The doctrine of employment at-will stipulates that an employer can terminate the services of an employee at any point without any liability. Similarly, an employee can strike or leave work without facing any sanctions from the employer. This doctrine operates in the absence of union contracts regulating the hiring and firing of employees. Legal encounter 1 prima facie, suggests that NewCorp had the right to fire Pat without any reference to him.
The fact that his relocation to NewCorp necessitated enormous personal sacrifice did not imply that there was an implied contract regarding the duration of his employment (Toussaint v Blue Cross & Blue Shield of Michigan, 1980).
Further, Pat’s opinion that the management changed their attitude towards him following a private matter may not strengthen his case considering the difficulty of proving the veracity of his claims. However, NewCorp’s legal position is complicated by the implied contract contained in the personnel manual under the section dealing with ‘Notice of Unsatisfactory Performance/Corrective Action Plan’.

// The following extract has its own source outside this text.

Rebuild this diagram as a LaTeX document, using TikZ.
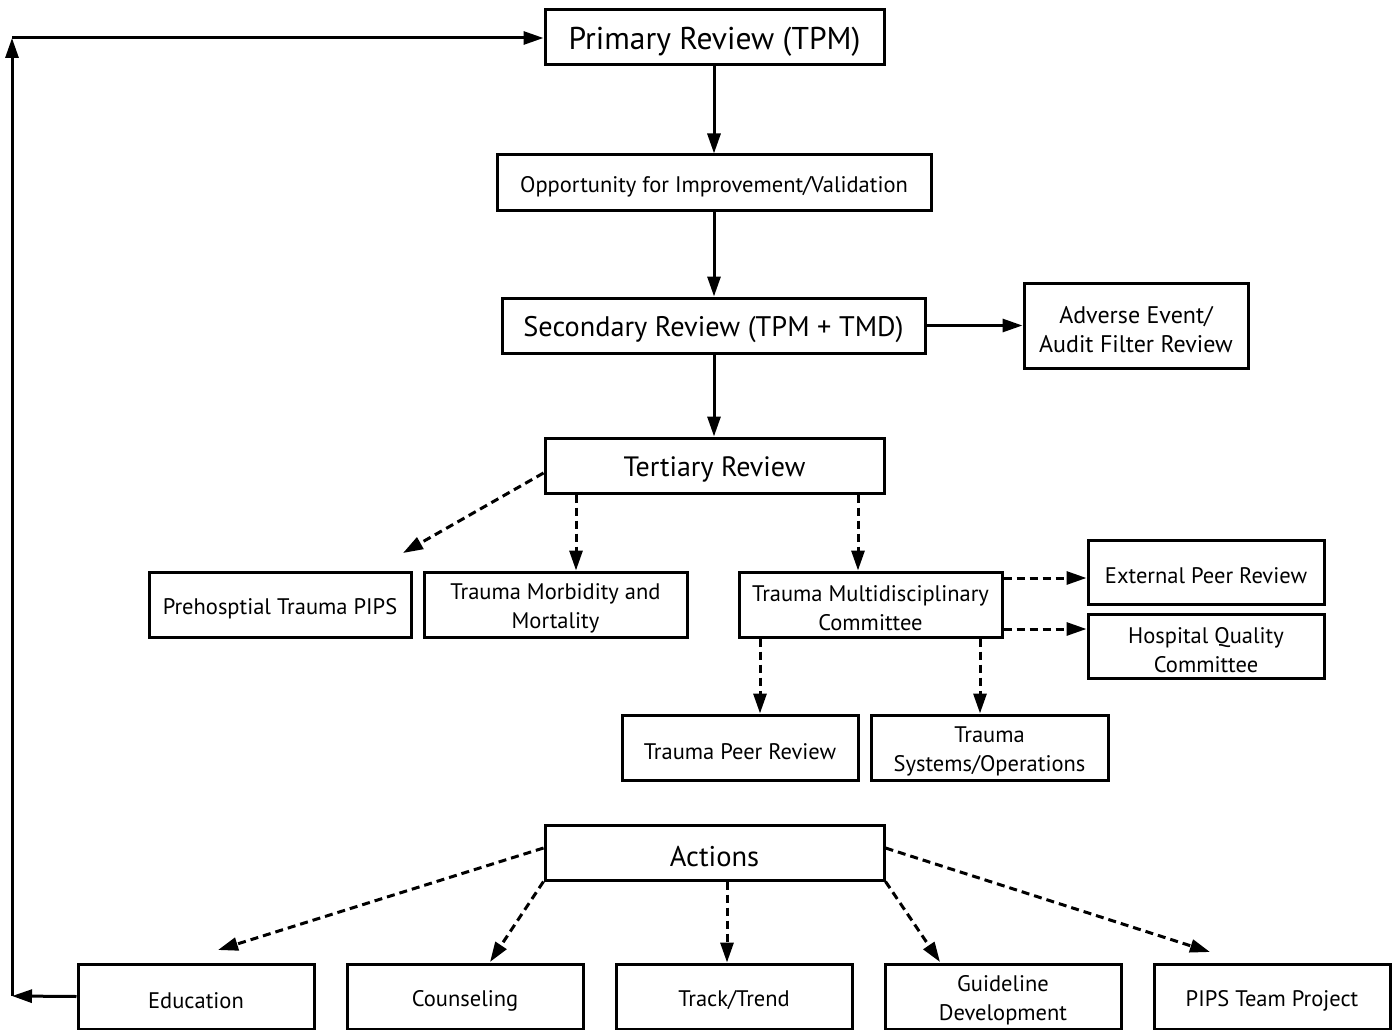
\documentclass[tikz,border=0pt]{standalone}
\usepackage{fontspec}
\setmainfont{PT Sans}
\usetikzlibrary{arrows.meta}
\tikzset{
  box/.style={draw, line width=3pt, inner sep=0pt},
  lbl/.style={inner sep=0pt, align=center, yshift=-4pt, font=\fontsize{22.5}{29}\selectfont},
  conn/.style={line width=3pt, -{Triangle[length=20pt,width=13pt]}},
  dconn/.style={conn, dash pattern=on 8pt off 5pt},
}
\newcommand{\bx}[6]{% name, x1, y1, x2, y2, text
  \node[box, minimum width={#4-#2}, minimum height={#5-#3}] (#1) at ({(#2+#4)/2},{(#3+#5)/2}) {};
  \node[lbl] (#1-t) at (#1.center) {#6};}
\begin{document}
\begin{tikzpicture}[x=1pt,y=-1pt]
\useasboundingbox (0,0) rectangle (1395,1030);
\bx{prim}{545}{10}{884}{65}{\fontsize{31.5}{34}\selectfont Primary Review (TPM)}
\bx{opp}{497}{155}{931}{210}{Opportunity for Improvement/Validation}
\bx{sec}{502}{298}{925}{353}{\fontsize{28.3}{32}\selectfont Secondary Review (TPM + TMD)}
\bx{adv}{1024}{283}{1248}{368}{\fontsize{24}{31}\selectfont Adverse Event/\\ \fontsize{24}{31}\selectfont Audit Filter Review}
\bx{ter}{545}{438}{884}{493}{\fontsize{28}{32}\selectfont Tertiary Review}
\bx{pre}{149}{572}{411}{637}{Prehosptial Trauma PIPS}
\bx{tmm}{424}{572}{687}{637}{Trauma Morbidity and\\Mortality}
\bx{tmc}{739}{572}{1002}{637}{Trauma Multidisciplinary\\Committee}
\bx{ext}{1088}{540}{1324}{604}{External Peer Review}
\bx{hqc}{1088}{614}{1324}{678}{Hospital Quality\\Committee}
\bx{tpr}{622}{715}{858}{780}{Trauma Peer Review}
\bx{tso}{871}{715}{1108}{780}{Trauma\\Systems/Operations}
\bx{act}{545}{825}{884}{880}{\fontsize{28.5}{32}\selectfont Actions}
\bx{edu}{78}{964}{314}{1029}{Education}
\bx{cou}{347}{964}{583}{1029}{Counseling}
\bx{trk}{616}{964}{852}{1029}{Track/Trend}
\bx{gui}{885}{964}{1121}{1029}{Guideline\\Development}
\bx{pip}{1154}{964}{1390}{1029}{PIPS Team Project}
\coordinate (c1) at (12,996);
\coordinate (c2) at (12,38);
% solid
\draw[conn] (prim.south -| 714,0) -- (opp.north -| 714,0);
\draw[conn] (opp.south -| 714,0) -- (sec.north -| 714,0);
\draw[conn] (sec.south -| 714,0) -- (ter.north -| 714,0);
\draw[conn] (sec.east) -- (sec.east -| adv.west);
\draw[conn] (edu.west) -- (c1);
\draw[conn] (c1) -- (c2);
\draw[conn] (c2) -- (c2 -| prim.west);
% dashed
\coordinate (p1) at (403,553);
\draw[dconn] (ter.west |- 0,473) -- (p1);
\draw[dconn] (ter.south -| 576,0) -- (tmm.north -| 576,0);
\draw[dconn] (ter.south -| 858,0) -- (tmc.north -| 858,0);
\draw[dconn] (tmc.east |- 0,578) -- (ext.west |- 0,578);
\draw[dconn] (tmc.east |- 0,629) -- (hqc.west |- 0,629);
\draw[dconn] (tmc.south -| 760,0) -- (tpr.north -| 760,0);
\draw[dconn] (tmc.south -| 980,0) -- (tso.north -| 980,0);
\coordinate (a1) at (218,950);
\coordinate (a2) at (490,962);
\coordinate (a4) at (940,962);
\coordinate (a5) at (1210,952);
\draw[dconn] (act.west |- 0,848) -- (a1);
\draw[dconn] (act.south west) -- (a2);
\draw[dconn] (act.south -| 727,0) -- (trk.north -| 727,0);
\draw[dconn] (act.south east) -- (a4);
\draw[dconn] (act.east |- 0,848) -- (a5);
\end{tikzpicture}
\end{document}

The clause stipulates a course of action to be followed in the event that a employee‘s performance is unsatisfactory. Pat was not informed of his poor performance nor did the management undertake to institute corrective measures. Consequently, Pat can sue the company for wrongful dismissal under the implied contract exception of Employment at- will agreements (Rood v. General Dynamics Corp. , 1993). He stands a great chance of succeeding in his suit.